Your instructions:
Take the listing from its first line through the line that contains "80, 90, 100];" and please retype those lines exactly, leaving out the pictures.
Data segment start
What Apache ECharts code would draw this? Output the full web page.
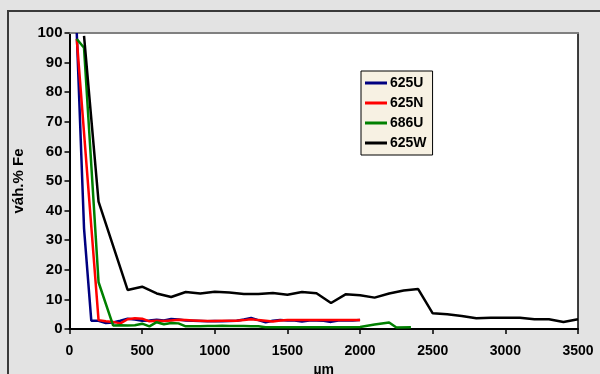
<!DOCTYPE html>
<html>
<head>
<meta charset="utf-8">
<script src="https://cdn.jsdelivr.net/npm/echarts@6/dist/echarts.min.js"></script>
<style>
html,body{margin:0;padding:0;background:#e3e3e3;}
#c{width:600px;height:374px;}
</style>
</head>
<body>
<div id="c"></div>
<script>
var seriesNames = ['625U', '625N', '686U', '625W'];
var seriesColors = ['#000080', '#ff0000', '#008000', '#000000'];
var xTicks = [0, 500, 1000, 1500, 2000, 2500, 3000, 3500];
var yTicks = [0, 10, 20, 30, 40, 50, 60, 70, 80, 90, 100];

var s625U = [[50,100],[100,34],[150,2.8],[200,2.8],[250,2.0],[300,2.2],[350,2.8],[400,3.5],[450,3.2],[500,2.8],[550,2.9],[600,3.1],[650,2.9],[700,3.4],[750,3.2],[800,2.9],[850,2.8],[900,2.7],[950,2.6],[1000,2.7],[1050,2.6],[1100,2.7],[1150,2.8],[1200,3.2],[1250,3.7],[1300,3.0],[1350,2.3],[1400,2.8],[1450,3.0],[1500,2.9],[1550,2.9],[1600,2.5],[1650,2.9],[1700,2.9],[1750,2.8],[1800,2.4],[1850,2.9],[1900,2.9],[1950,2.9],[2000,3.0]];
var s625N = [[50,98],[200,3.0],[250,2.6],[300,2.4],[350,1.9],[400,3.3],[450,3.6],[500,3.5],[550,2.6],[600,2.8],[650,2.7],[700,2.9],[750,3.1],[800,3.0],[850,2.9],[900,2.8],[950,2.7],[1000,2.7],[1050,2.8],[1100,2.8],[1150,2.8],[1200,3.0],[1250,3.3],[1300,3.0],[1350,2.8],[1400,2.5],[1450,2.9],[1500,3.0],[1600,3.0],[1700,3.0],[1800,3.0],[1900,3.0],[2000,3.0]];
var s686U = [[50,98],[100,95],[200,15.8],[300,1.2],[350,1.3],[400,1.2],[450,1.3],[500,1.8],[550,0.9],[600,2.3],[650,1.6],[700,2.0],[750,1.9],[800,0.9],[850,0.9],[900,0.9],[950,1.0],[1000,1.0],[1050,1.1],[1100,1.0],[1150,1.0],[1200,1.0],[1250,0.9],[1300,0.9],[1350,0.6],[1400,0.6],[1500,0.6],[1600,0.6],[1700,0.6],[1800,0.6],[1900,0.6],[2000,0.7],[2100,1.5],[2200,2.2],[2250,0.5],[2350,0.6]];
var s625W = [[100,99],[200,43],[400,13.2],[500,14.3],[600,12.0],[700,10.8],[800,12.5],[900,12.0],[1000,12.6],[1100,12.3],[1200,11.8],[1300,11.8],[1400,12.2],[1500,11.6],[1600,12.5],[1700,12.1],[1800,8.8],[1900,11.7],[2000,11.4],[2100,10.6],[2200,12.0],[2300,13.0],[2400,13.5],[2500,5.3],[2600,5.0],[2700,4.4],[2800,3.6],[2900,3.8],[3000,3.8],[3100,3.8],[3200,3.3],[3300,3.3],[3400,2.4],[3500,3.3]];
var allData = [s625U, s625N, s686U, s625W];

var FONT = 'Arial, "Liberation Sans", sans-serif';
var chart = echarts.init(document.getElementById('c'), null, {renderer: 'canvas'});

var series = allData.map(function (d, i) {
  return {
    name: seriesNames[i],
    type: 'line',
    data: d,
    symbol: 'none',
    xAxisIndex: 0,
    yAxisIndex: 0,
    lineStyle: {color: seriesColors[i], width: 2.5},
    itemStyle: {color: seriesColors[i]},
    z: 3 + i
  };
});

chart.setOption({
  backgroundColor: '#e3e3e3',
  animation: false,
  graphic: [{
    type: 'rect',
    shape: {x: 8, y: 11, width: 640, height: 440},
    style: {fill: 'transparent', stroke: '#3a3a3a', lineWidth: 2},
    silent: true,
    z: -1
  }],
  grid: {
    left: 69.5, right: 22, top: 33, bottom: 45,
    outerBoundsMode: 'none',
    containLabel: false,
    show: true, backgroundColor: '#ffffff', borderWidth: 0
  },
  legend: {
    data: seriesNames,
    orient: 'vertical',
    left: 361, top: 71,
    padding: [5, 6, 5, 4],
    itemGap: 6,
    itemWidth: 22, itemHeight: 3,
    icon: 'rect',
    backgroundColor: '#f7f1e3',
    borderColor: '#000',
    borderWidth: 1,
    textStyle: {fontFamily: FONT, fontWeight: 'bold', fontSize: 14, color: '#000', lineHeight: 14, padding: [0, 0, 0, -2]}
  },
  xAxis: [{
    type: 'value', min: 0, max: 3500, interval: 500,
    name: 'µm', nameLocation: 'middle', nameGap: 33,
    nameTextStyle: {fontFamily: FONT, fontWeight: 'bold', fontSize: 14, color: '#000'},
    axisLine: {show: true, onZero: false, lineStyle: {color: '#000', width: 2}},
    axisTick: {show: true, length: 5, lineStyle: {color: '#000', width: 1.5}},
    axisLabel: {fontFamily: FONT, fontWeight: 'bold', fontSize: 14, color: '#000', margin: 15,
      formatter: function (v) { return xTicks.indexOf(v) >= 0 ? String(v) : ''; }},
    splitLine: {show: false}
  }, {
    type: 'value', min: 0, max: 3500, position: 'top',
    axisLine: {show: true, onZero: false, lineStyle: {color: '#808080', width: 2}},
    axisTick: {show: false}, axisLabel: {show: false}, splitLine: {show: false}
  }],
  yAxis: [{
    type: 'value', min: 0, max: 100, interval: 10,
    name: 'váh.% Fe', nameLocation: 'middle', nameGap: 43,
    nameTextStyle: {fontFamily: FONT, fontWeight: 'bold', fontSize: 15, color: '#000'},
    axisLine: {show: true, onZero: false, lineStyle: {color: '#000', width: 2}},
    axisTick: {show: true, length: 5, lineStyle: {color: '#000', width: 1.5}},
    axisLabel: {fontFamily: FONT, fontWeight: 'bold', fontSize: 15, color: '#000', margin: 7,
      formatter: function (v) { return yTicks.indexOf(v) >= 0 ? String(v) : ''; }},
    splitLine: {show: false}
  }, {
    type: 'value', min: 0, max: 100, position: 'right',
    axisLine: {show: true, onZero: false, lineStyle: {color: '#000', width: 1.5}},
    axisTick: {show: false}, axisLabel: {show: false}, splitLine: {show: false}
  }],
  series: series
});
</script>
</body>
</html>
Data segment end
Completed exercise:
What Apache ECharts code would draw this? Output the full web page.
<!DOCTYPE html>
<html>
<head>
<meta charset="utf-8">
<script src="https://cdn.jsdelivr.net/npm/echarts@6/dist/echarts.min.js"></script>
<style>
html,body{margin:0;padding:0;background:#e3e3e3;}
#c{width:600px;height:374px;}
</style>
</head>
<body>
<div id="c"></div>
<script>
var seriesNames = ['625U', '625N', '686U', '625W'];
var seriesColors = ['#000080', '#ff0000', '#008000', '#000000'];
var xTicks = [0, 500, 1000, 1500, 2000, 2500, 3000, 3500];
var yTicks = [0, 10, 20, 30, 40, 50, 60, 70, 80, 90, 100];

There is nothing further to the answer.